Enclosure, Connahy, Co. Kilkenny
Co. Kilkenny |
Enclosures
Beneath the soil on the eastern slope of a hill in Connahy, Co. Kilkenny, lies the ghost of a circular enclosure that nobody walking the ground would ever know was there.
It leaves no trace above the surface; no earthwork, no raised bank, no depression underfoot. Its existence is known almost entirely from the air, where the buried remains of a wide, deep fosse, the kind of defensive ditch typically dug around a settlement or enclosure, betray themselves through differential crop growth. Plants rooted above a filled ditch draw on different moisture and nutrients than those in the surrounding undisturbed soil, and in the right season and light, that difference reads as a faint but legible mark across a field.

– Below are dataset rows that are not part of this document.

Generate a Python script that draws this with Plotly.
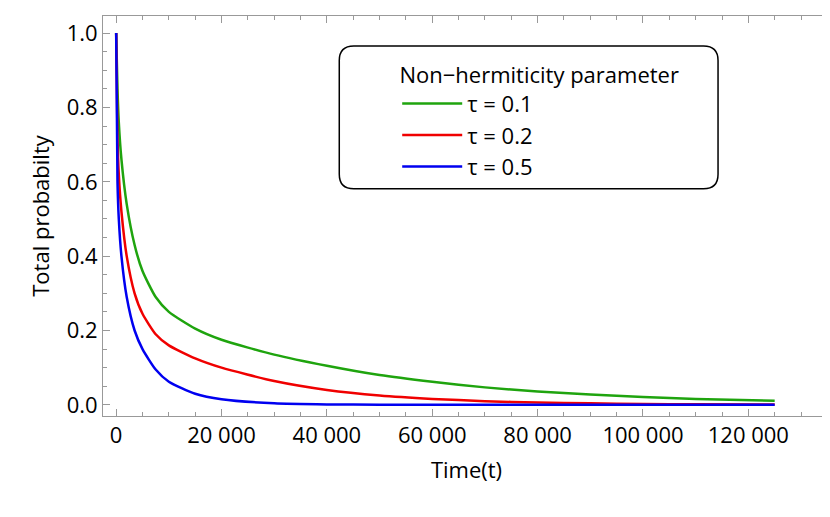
import plotly.graph_objects as go

# times (t) and probabilities
t_vals = [0, 250, 500, 1000, 2000, 3500, 5000, 7500, 10000, 15000, 20000, 30000,
          40000, 50000, 60000, 70000, 80000, 90000, 100000, 110000, 125000]
p_tau01 = [1.0, 0.85, 0.76, 0.66, 0.54, 0.43, 0.36, 0.29, 0.25, 0.205, 0.175, 0.135,
           0.105, 0.08, 0.062, 0.047, 0.036, 0.028, 0.021, 0.016, 0.011]
p_tau02 = [1.0, 0.72, 0.62, 0.52, 0.40, 0.30, 0.245, 0.19, 0.16, 0.125, 0.10, 0.064,
           0.04, 0.025, 0.016, 0.01, 0.006, 0.004, 0.0025, 0.0015, 0.001]
p_tau05 = [1.0, 0.6, 0.5, 0.40, 0.29, 0.20, 0.15, 0.095, 0.062, 0.03, 0.015, 0.004,
           0.0012, 0.0004, 0.0001, 0, 0, 0, 0, 0, 0]
series = [("τ = 0.1", p_tau01, "#1fa40e"), ("τ = 0.2", p_tau02, "#f00000"),
          ("τ = 0.5", p_tau05, "#0000f0")]

x_ticks = [0, 20000, 40000, 60000, 80000, 100000, 120000]
x_labels = ["0", "20 000", "40 000", "60 000", "80 000", "100 000", "120 000"]
y_ticks = [0.0, 0.2, 0.4, 0.6, 0.8, 1.0]

fig = go.Figure()
for name, vals, color in series:
    fig.add_trace(go.Scatter(x=t_vals, y=vals, name=name, mode="lines",
                             line=dict(color=color, width=2.5, shape="spline", smoothing=0.6)))

axis_style = dict(showline=True, linecolor="#999999", linewidth=1, mirror="ticks",
                  ticks="inside", ticklen=7, tickcolor="#999999", showgrid=False,
                  zeroline=False, automargin=False, tickfont=dict(size=22, color="black"),
                  minor=dict(ticks="inside", ticklen=4, tickcolor="#999999", showgrid=False))

fig.update_xaxes(range=[-2500, 135500], tickvals=x_ticks, ticktext=x_labels,
                 title=dict(text="Time(t)", font=dict(size=22), standoff=14),
                 minor_dtick=5000, **axis_style)
fig.update_yaxes(range=[-0.03, 1.046], tickvals=y_ticks, tickformat=".1f",
                 title=dict(text="Total probabilty", font=dict(size=22), standoff=10),
                 minor_dtick=0.05, **axis_style)

# rounded legend frame
x0, x1, y0, y1, r = 0.325, 0.846, 0.568, 0.925, 0.02
ry = r * 727 / 400
fig.add_shape(type="path", xref="paper", yref="paper", line=dict(color="black", width=1.5),
              fillcolor="white", layer="above",
              path=(f"M {x0+r},{y0} L {x1-r},{y0} Q {x1},{y0} {x1},{y0+ry} "
                    f"L {x1},{y1-ry} Q {x1},{y1} {x1-r},{y1} L {x0+r},{y1} "
                    f"Q {x0},{y1} {x0},{y1-ry} L {x0},{y0+ry} Q {x0},{y0} {x0+r},{y0} Z"))

fig.update_layout(
    width=830, height=517, plot_bgcolor="white", paper_bgcolor="white",
    margin=dict(l=95, r=8, t=8, b=109),
    font=dict(family="Open Sans, Liberation Sans, sans-serif", color="black"),
    legend=dict(x=0.6, y=0.905, xanchor="center", yanchor="top", bgcolor="rgba(0,0,0,0)",
                title=dict(text="Non−hermiticity parameter", side="top center", font=dict(size=22)),
                font=dict(size=22), tracegroupgap=14, itemwidth=60),
)

fig.write_html("out.html")
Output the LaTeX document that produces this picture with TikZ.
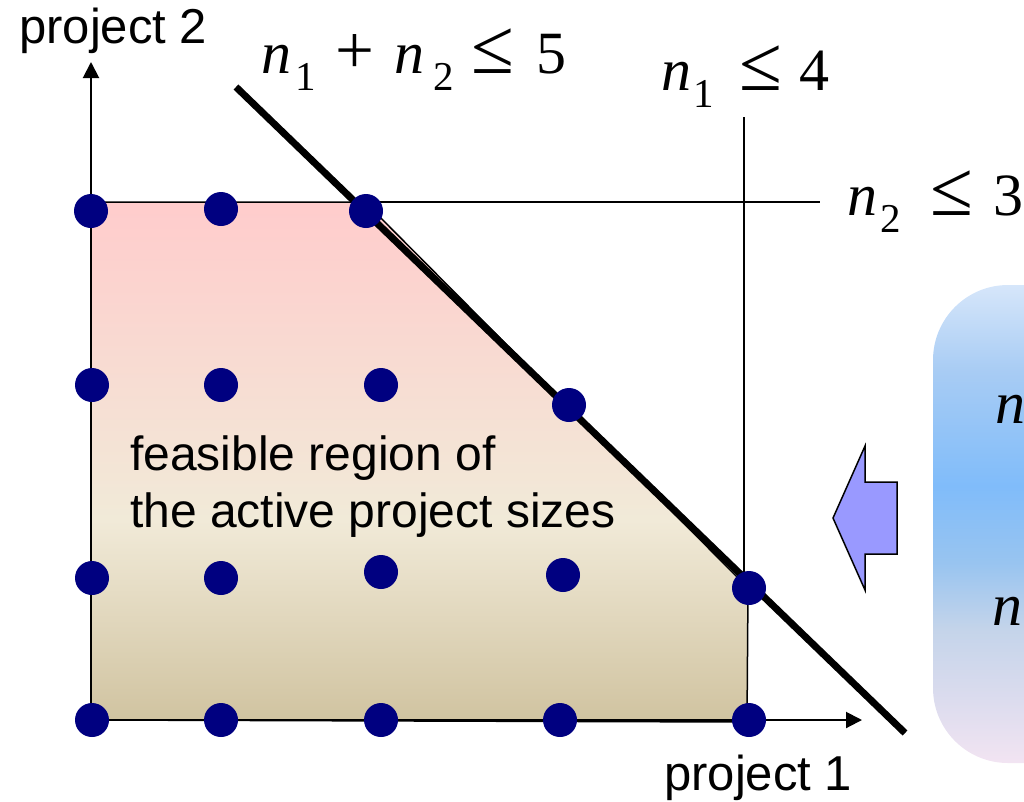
\documentclass[tikz,border=0pt]{standalone}
\usepackage{fontspec}
\setmainfont{Liberation Serif}
\newfontfamily\arialf{Liberation Sans}
\usetikzlibrary{arrows.meta}
\definecolor{rtop}{HTML}{FFCCCC}
\definecolor{rmid}{HTML}{F1EAD8}
\definecolor{rbot}{HTML}{D0C3A0}
\definecolor{navydot}{HTML}{000080}
\definecolor{arrowblue}{HTML}{9999FF}
\definecolor{bA}{HTML}{F2E4F2}
\definecolor{bB}{HTML}{DCDCEE}
\definecolor{bC}{HTML}{C4D4EA}
\definecolor{bD}{HTML}{98C4F0}
\definecolor{bE}{HTML}{80BCFA}
\definecolor{bF}{HTML}{A8CCF4}
\definecolor{bG}{HTML}{D6E6FA}
\pgfdeclareverticalshading{regionshade}{100bp}{color(0bp)=(rbot); color(25bp)=(rbot); color(44.4bp)=(rmid); color(75bp)=(rtop); color(100bp)=(rtop)}
\pgfdeclareverticalshading{boxshade}{100bp}{color(0bp)=(bA); color(25bp)=(bA); color(31.5bp)=(bB); color(39bp)=(bC); color(46bp)=(bD); color(54bp)=(bE); color(66bp)=(bF); color(75bp)=(bG); color(100bp)=(bG)}
\newcommand{\sdig}[1]{\raisebox{-17pt}{\fontsize{41}{41}\selectfont #1}}
\newcommand{\bigle}{\scalebox{1.3}{≤}}
\newcommand{\bigplus}{\scalebox{1.15}{+}}
\tikzset{
  gdot/.style={circle, fill=navydot, inner sep=0pt, minimum size=34pt},
  mathlbl/.style={anchor=base west, inner sep=0pt, font=\fontsize{60}{62}\selectfont},
  sanslbl/.style={anchor=base west, inner sep=0pt, font=\arialf\fontsize{49}{56}\selectfont},
  thinline/.style={line width=1.3pt},
  axisline/.style={line width=2pt, -{Triangle[length=16pt,width=16pt]}}
}
\begin{document}
\begin{tikzpicture}[x=1pt,y=-1pt]
\useasboundingbox (0,0) rectangle (1024,801);
\clip (0,0) rectangle (1024,801);
% right panel
\shade[shading=boxshade, rounded corners=75pt] (933,285) rectangle (1120,763);
\node[mathlbl] (bn1) at (995,423) {\textit{n}};
\node[mathlbl] (bn2) at (992,625) {\textit{n}};
% feasible region
\shadedraw[shading=regionshade, draw=black, line width=1.5pt] (91,202) -- (365,202) -- (748,588) -- (747,722) -- (91,720) -- cycle;
% constraint lines
\draw[thinline] (365,202) -- (820,202);
\draw[thinline] (744,117) -- (744,588);
% axes
\coordinate (O) at (91,720);
\coordinate (ytip) at (91,62);
\coordinate (xtip) at (862,720);
\draw[axisline] (O) -- (ytip);
\draw[axisline] (O) -- (xtip);
% n1+n2<=5
\coordinate (ls) at (236,87);
\coordinate (le) at (905,733);
\draw[line width=7pt] (ls) -- (le);
% block arrow
\filldraw[fill=arrowblue, draw=black, line width=1.5pt, line join=miter] (833,518) -- (865,446) -- (865,482) -- (897,482) -- (897,554) -- (865,554) -- (865,590) -- cycle;
% lattice points
\node[gdot] (p03) at (91,211) {};
\node[gdot] (p13) at (221,209) {};
\node[gdot] (p23) at (366,211) {};
\node[gdot] (p02) at (92,385) {};
\node[gdot] (p12) at (221,385) {};
\node[gdot] (p22) at (381,385) {};
\node[gdot] (p32) at (569,405) {};
\node[gdot] (p01) at (92,578) {};
\node[gdot] (p11) at (221,578) {};
\node[gdot] (p21) at (381,572) {};
\node[gdot] (p31) at (563,575) {};
\node[gdot] (p41) at (749,588) {};
\node[gdot] (p00) at (92,720) {};
\node[gdot] (p10) at (221,720) {};
\node[gdot] (p20) at (381,720) {};
\node[gdot] (p30) at (560,720) {};
\node[gdot] (p40) at (749,720) {};
% labels
\node[sanslbl] (ylab) at (19,43) {project 2};
\node[sanslbl] (xlab) at (664,790) {project 1};
\node[anchor=base west, inner sep=0pt] (feas) at (130,470) {\arialf\fontsize{48}{57}\selectfont\begin{tabular}[t]{@{}l@{}}feasible region of\\the active project sizes\end{tabular}};
\node[mathlbl] (c1) at (261,73) {\textit{n}\kern4pt\sdig{1}\kern20pt\bigplus\kern20pt\textit{n}\kern9pt\sdig{2}\kern17pt\bigle\kern23pt5};
\node[mathlbl] (c2) at (661,90) {\textit{n}\kern2.6pt\sdig{1}\kern25pt\bigle\kern17pt4};
\node[mathlbl] (c3) at (847,215) {\textit{n}\kern3pt\sdig{2}\kern30pt\bigle\kern20pt3};
\end{tikzpicture}
\end{document}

Aerial photography taken in 1971 as part of the Cambridge University Collection of Aerial Photography captured the enclosure as a cropmark, and a later photograph confirmed the outline. What emerged from those images is a roughly circular form approximately forty metres in diameter, sitting on the eastern face of a steep hill that rises from a valley floor, with the land climbing further to the west and long views opening out to the north and south. The positioning is typical of early enclosures in Ireland, many of which were sited with an eye to visibility and defensibility. Whether the fosse once surrounded a ringfort, a small settlement, or some other enclosed space is not recorded, but the scale and form are consistent with the kinds of sites that were in use across Ireland from the early medieval period onward.